_The exercise_. Your task is to write out only the lines running from the line with "TypeScript and D3.js." to the line with "const series = [japanese, total];", both ends kept, with no images.

_Provided material_.
────────

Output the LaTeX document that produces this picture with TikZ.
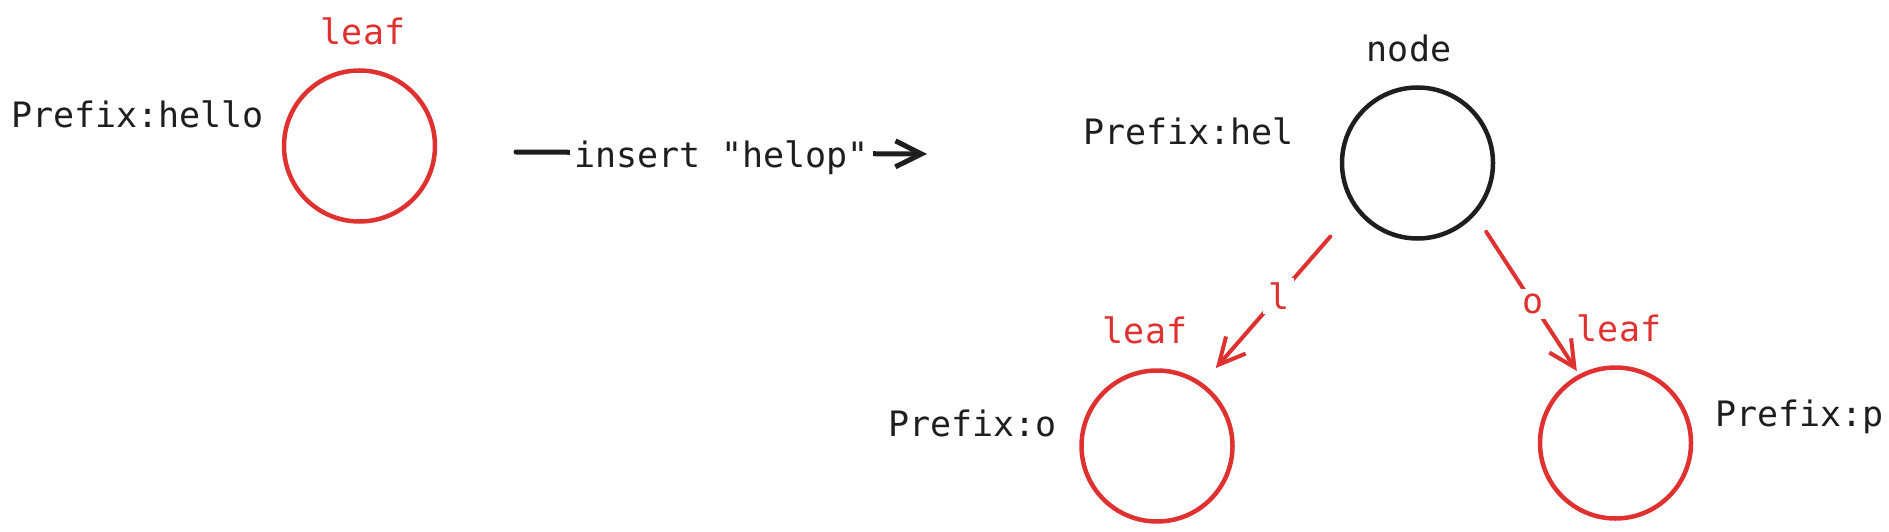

────────

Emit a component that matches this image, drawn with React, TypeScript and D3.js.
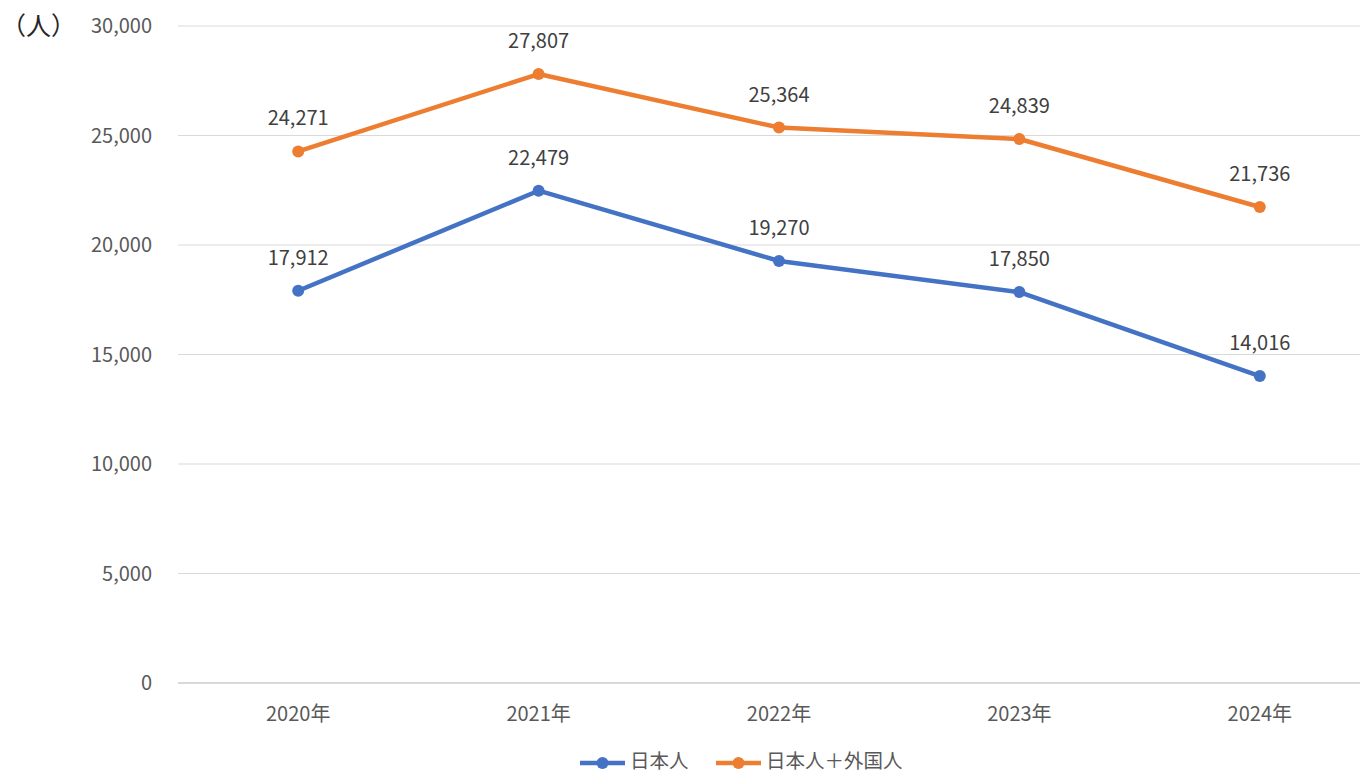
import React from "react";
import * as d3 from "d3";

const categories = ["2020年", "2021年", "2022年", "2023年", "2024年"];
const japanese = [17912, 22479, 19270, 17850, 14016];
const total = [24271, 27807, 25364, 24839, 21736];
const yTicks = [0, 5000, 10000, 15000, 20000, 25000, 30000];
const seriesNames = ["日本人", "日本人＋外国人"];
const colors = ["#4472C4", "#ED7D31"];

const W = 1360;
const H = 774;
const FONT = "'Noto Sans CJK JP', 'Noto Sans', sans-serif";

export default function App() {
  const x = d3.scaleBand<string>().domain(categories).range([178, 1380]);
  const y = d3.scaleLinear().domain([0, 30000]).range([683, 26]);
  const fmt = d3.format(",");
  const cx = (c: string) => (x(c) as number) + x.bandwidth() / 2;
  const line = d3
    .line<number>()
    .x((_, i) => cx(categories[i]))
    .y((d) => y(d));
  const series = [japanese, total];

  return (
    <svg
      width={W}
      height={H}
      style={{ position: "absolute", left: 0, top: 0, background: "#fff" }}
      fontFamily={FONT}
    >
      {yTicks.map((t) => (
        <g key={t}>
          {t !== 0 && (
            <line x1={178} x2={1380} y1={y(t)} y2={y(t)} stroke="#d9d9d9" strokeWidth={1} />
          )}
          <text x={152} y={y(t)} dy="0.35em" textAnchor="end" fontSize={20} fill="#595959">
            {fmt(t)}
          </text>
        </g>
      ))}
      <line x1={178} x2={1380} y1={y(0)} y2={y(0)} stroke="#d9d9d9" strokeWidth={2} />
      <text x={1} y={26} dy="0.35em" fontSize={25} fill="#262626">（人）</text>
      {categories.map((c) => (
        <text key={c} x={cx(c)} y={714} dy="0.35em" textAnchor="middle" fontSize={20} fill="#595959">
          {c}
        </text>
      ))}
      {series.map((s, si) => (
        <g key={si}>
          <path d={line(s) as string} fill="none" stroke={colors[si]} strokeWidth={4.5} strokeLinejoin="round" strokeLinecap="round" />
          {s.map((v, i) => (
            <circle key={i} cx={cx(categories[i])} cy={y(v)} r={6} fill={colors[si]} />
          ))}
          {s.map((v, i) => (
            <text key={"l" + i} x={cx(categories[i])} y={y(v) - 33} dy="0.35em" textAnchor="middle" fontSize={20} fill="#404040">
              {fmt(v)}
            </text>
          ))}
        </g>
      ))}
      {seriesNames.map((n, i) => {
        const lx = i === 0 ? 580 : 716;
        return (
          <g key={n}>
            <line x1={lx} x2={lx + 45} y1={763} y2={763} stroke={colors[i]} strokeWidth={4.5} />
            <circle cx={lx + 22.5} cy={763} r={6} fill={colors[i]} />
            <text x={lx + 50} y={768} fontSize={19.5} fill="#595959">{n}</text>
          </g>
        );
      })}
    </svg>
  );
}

────────

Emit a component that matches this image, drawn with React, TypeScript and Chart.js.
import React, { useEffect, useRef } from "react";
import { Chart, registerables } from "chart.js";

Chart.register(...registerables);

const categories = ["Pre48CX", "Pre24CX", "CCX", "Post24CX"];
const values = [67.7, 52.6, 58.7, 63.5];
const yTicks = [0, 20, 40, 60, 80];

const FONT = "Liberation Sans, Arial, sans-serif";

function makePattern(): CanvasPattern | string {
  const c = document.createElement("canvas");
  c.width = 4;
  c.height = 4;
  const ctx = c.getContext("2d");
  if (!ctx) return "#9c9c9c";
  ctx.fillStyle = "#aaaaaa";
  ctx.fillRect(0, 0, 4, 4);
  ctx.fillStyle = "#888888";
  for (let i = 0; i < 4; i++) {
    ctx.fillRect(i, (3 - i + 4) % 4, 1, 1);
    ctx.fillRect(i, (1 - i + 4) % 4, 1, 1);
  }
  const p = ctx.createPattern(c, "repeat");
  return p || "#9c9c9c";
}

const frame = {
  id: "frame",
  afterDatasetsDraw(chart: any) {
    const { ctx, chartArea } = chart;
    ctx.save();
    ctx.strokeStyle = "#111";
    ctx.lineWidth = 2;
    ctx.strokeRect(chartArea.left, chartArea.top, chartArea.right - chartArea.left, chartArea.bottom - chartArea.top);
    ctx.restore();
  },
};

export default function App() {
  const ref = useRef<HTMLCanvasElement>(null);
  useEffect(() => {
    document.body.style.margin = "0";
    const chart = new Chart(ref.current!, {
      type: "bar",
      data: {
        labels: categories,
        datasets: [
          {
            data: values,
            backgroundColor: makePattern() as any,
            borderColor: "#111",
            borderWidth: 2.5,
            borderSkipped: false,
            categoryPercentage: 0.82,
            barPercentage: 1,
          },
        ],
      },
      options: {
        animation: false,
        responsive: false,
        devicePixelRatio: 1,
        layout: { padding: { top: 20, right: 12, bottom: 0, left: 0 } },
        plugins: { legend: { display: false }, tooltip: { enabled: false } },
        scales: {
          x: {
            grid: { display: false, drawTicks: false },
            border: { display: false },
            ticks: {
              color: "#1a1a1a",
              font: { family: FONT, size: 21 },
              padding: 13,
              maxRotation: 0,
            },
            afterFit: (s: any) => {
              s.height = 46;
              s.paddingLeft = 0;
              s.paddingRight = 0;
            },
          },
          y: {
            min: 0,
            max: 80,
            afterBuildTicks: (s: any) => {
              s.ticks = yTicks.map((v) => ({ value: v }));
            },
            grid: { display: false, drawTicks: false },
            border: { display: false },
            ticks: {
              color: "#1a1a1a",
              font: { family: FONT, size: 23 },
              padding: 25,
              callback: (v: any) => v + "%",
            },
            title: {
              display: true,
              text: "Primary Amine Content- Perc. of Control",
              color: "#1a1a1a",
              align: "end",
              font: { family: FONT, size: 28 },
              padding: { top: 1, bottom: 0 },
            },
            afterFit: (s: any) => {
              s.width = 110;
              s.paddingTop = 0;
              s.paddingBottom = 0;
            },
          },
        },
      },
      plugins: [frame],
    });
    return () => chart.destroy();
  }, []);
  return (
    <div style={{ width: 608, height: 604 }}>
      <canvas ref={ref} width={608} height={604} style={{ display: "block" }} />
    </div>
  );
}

────────

_The output_.
Emit a component that matches this image, drawn with React, TypeScript and D3.js.
import React from "react";
import * as d3 from "d3";

const categories = ["2020年", "2021年", "2022年", "2023年", "2024年"];
const japanese = [17912, 22479, 19270, 17850, 14016];
const total = [24271, 27807, 25364, 24839, 21736];
const yTicks = [0, 5000, 10000, 15000, 20000, 25000, 30000];
const seriesNames = ["日本人", "日本人＋外国人"];
const colors = ["#4472C4", "#ED7D31"];

const W = 1360;
const H = 774;
const FONT = "'Noto Sans CJK JP', 'Noto Sans', sans-serif";

export default function App() {
  const x = d3.scaleBand<string>().domain(categories).range([178, 1380]);
  const y = d3.scaleLinear().domain([0, 30000]).range([683, 26]);
  const fmt = d3.format(",");
  const cx = (c: string) => (x(c) as number) + x.bandwidth() / 2;
  const line = d3
    .line<number>()
    .x((_, i) => cx(categories[i]))
    .y((d) => y(d));
  const series = [japanese, total];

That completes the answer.